El año escolar puede salvarse para quienes recibieron educación por videoconferencias y debería entrar en una intensa campaña de recuperación para los demás. Pero, a condición de que las escuelas se abran sin pérdidas de tiempo, los planteles docentes se reúnan de manera presencial y la sociabilidad de escuelas y colegios se recupere sin prisa pero también sin pausa.
El ministro nacional declaró días pasados que todo el tiempo él fue partidario de abrir las escuelas. Cabe dudarlo, el sistema escolar fue manejado con el freno de mano. La regla fue la subordinación a la palabra santa de los infectólogos. Se formó una comisión pesada y corporativa para redactar los protocolos de reanudación sin ofrecer hasta ahora ningún resultado palpable. Cuando Jujuy inició la apertura gradual en zonas rurales, donde el virus no circula, la respuesta del ministro fue reprender a sus autoridades con inusitada severidad.

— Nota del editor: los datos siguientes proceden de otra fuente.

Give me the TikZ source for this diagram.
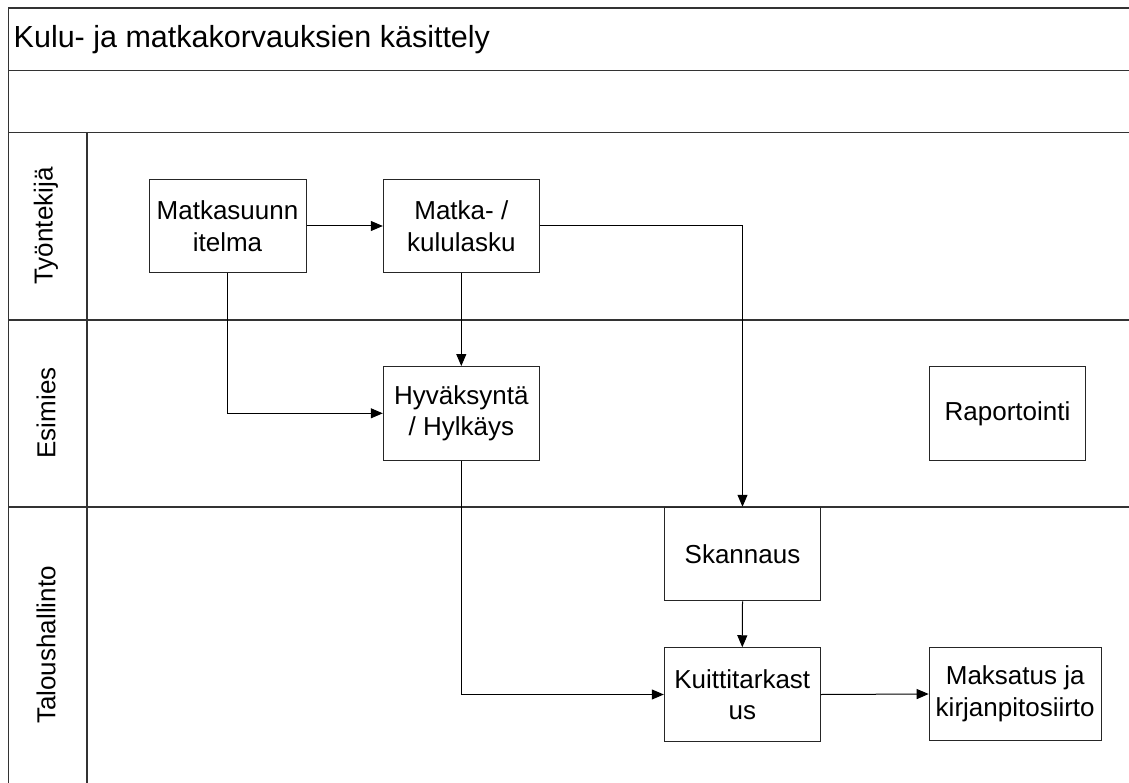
\documentclass[tikz,border=0pt]{standalone}
\usepackage{fontspec}
\setmainfont{Liberation Sans}
\usetikzlibrary{arrows.meta}
\begin{document}
\begin{tikzpicture}[x=1pt,y=-1pt,
  frame/.style={draw=black!80, line width=1.2pt},
  procbox/.style={draw=black!85, line width=1pt, rectangle, minimum width=156pt, minimum height=93.5pt, inner sep=0pt, align=center, font=\fontsize{26}{31.5}\selectfont},
  lanelabel/.style={rotate=90, font=\fontsize{26}{30}\selectfont, inner sep=0pt},
  flow/.style={draw=black, line width=1pt, -{Triangle[length=12pt,width=10pt]}}
]
\useasboundingbox (0,0) rectangle (1129,783);
% frame and lanes
\draw[frame] (8.5,783) -- (8.5,8) -- (1129,8);
\draw[frame] (8.5,70.5) -- (1129,70.5);
\draw[frame] (8.5,132.5) -- (1129,132.5);
\draw[frame] (8.5,320) -- (1129,320);
\draw[frame] (8.5,507) -- (1129,507);
\draw[frame] (87,132.5) -- (87,783);
% title and lane labels
\node[anchor=west, font=\fontsize{30.5}{34}\selectfont, inner sep=0pt] (title) at (13.5,40) {Kulu- ja matkakorvauksien käsittely};
\node[lanelabel] (l1) at (46,226) {Työntekijä};
\node[lanelabel] (l2) at (46,413) {Esimies};
\node[lanelabel] (l3) at (46,645) {Taloushallinto};
% process boxes
\node[procbox, minimum width=157pt] (ms) at (227.5,226) {Matkasuunn\\itelma};
\node[procbox] (ml) at (461.3,226) {Matka- /\\kululasku};
\node[procbox] (hy) at (461.3,413.3) {Hyväksyntä\\/ Hylkäys};
\node[procbox] (ra) at (1007.5,413.3) {Raportointi};
\node[procbox] (sk) at (742.5,554) {Skannaus};
\node[procbox] (ku) at (742.3,694.5) {Kuittitarkast\\us};
\node[procbox, minimum width=172pt] (ma) at (1015.2,694) {Maksatus ja\\kirjanpitosiirto};
% connectors
\draw[flow] (ms.east) -- (ml.west);
\draw[flow] (ms.south) |- (hy.west);
\draw[flow] (ml.south) -- (hy.north);
\draw[flow] (ml.east) -| (sk.north);
\draw[flow] (hy.south) |- (ku.west);
\draw[flow] (sk.south) -- (ku.north);
\draw[flow] (ku.east) -- (ma.west);
\end{tikzpicture}
\end{document}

El saber epidemiológico indica que el retorno a la normalidad tiene que basarse en la segmentación geográfica, poblacional y funcional. Una lucha activa contra la pérdida del año lectivo impone que se restauren las clases empezando por las áreas en fase cinco. Eso comprende varias provincias, alguna de las cuales ya están en aprestos para reabrir escuelas. El retorno de los planteles docentes a las escuelas debiera ser promovido en todo el país, con horarios reducidos y las prevenciones sanitarias que corresponden.
La política centralizada y uniforme ha sido útil para dar la alarma pero se volvió luego arbitraria y nos privó de un manejo situado y flexible de la crisis. El decreto del 2 de agosto y su segunda cláusula, que criminaliza las reuniones familiares en todo el país es un ejemplo extremo, rayano en el despotismo. Que en esa prohibición se haya omitido a la educación admite dos interpretaciones: es un giro a favor de la reanudación gradual de clases o, por el contrario, es una nueva expresión de la contumaz indiferencia de las autoridades hacia las escuelas.
Es imperioso que las clases presenciales vuelvan. Los alumnos deben ser atendidos según sus edades en días alternados. El monitoreo epidemiológico y sus instrumentos: el testeo y el rastreo deben articularse con la táctica de la intermitencia valvular. Las nuevas tecnologías han llegado para quedarse pero no sustituyen el contacto cara a cara en las aulas. Este primer semestre dejó ya su marca generacional; sin embargo esa pérdida debe revertirse cuanto antes. Movilizar el potencial educativo del país se hace así la estrategia indispensable.
Publicado en Visión Federal el 6 de agosto de 2020.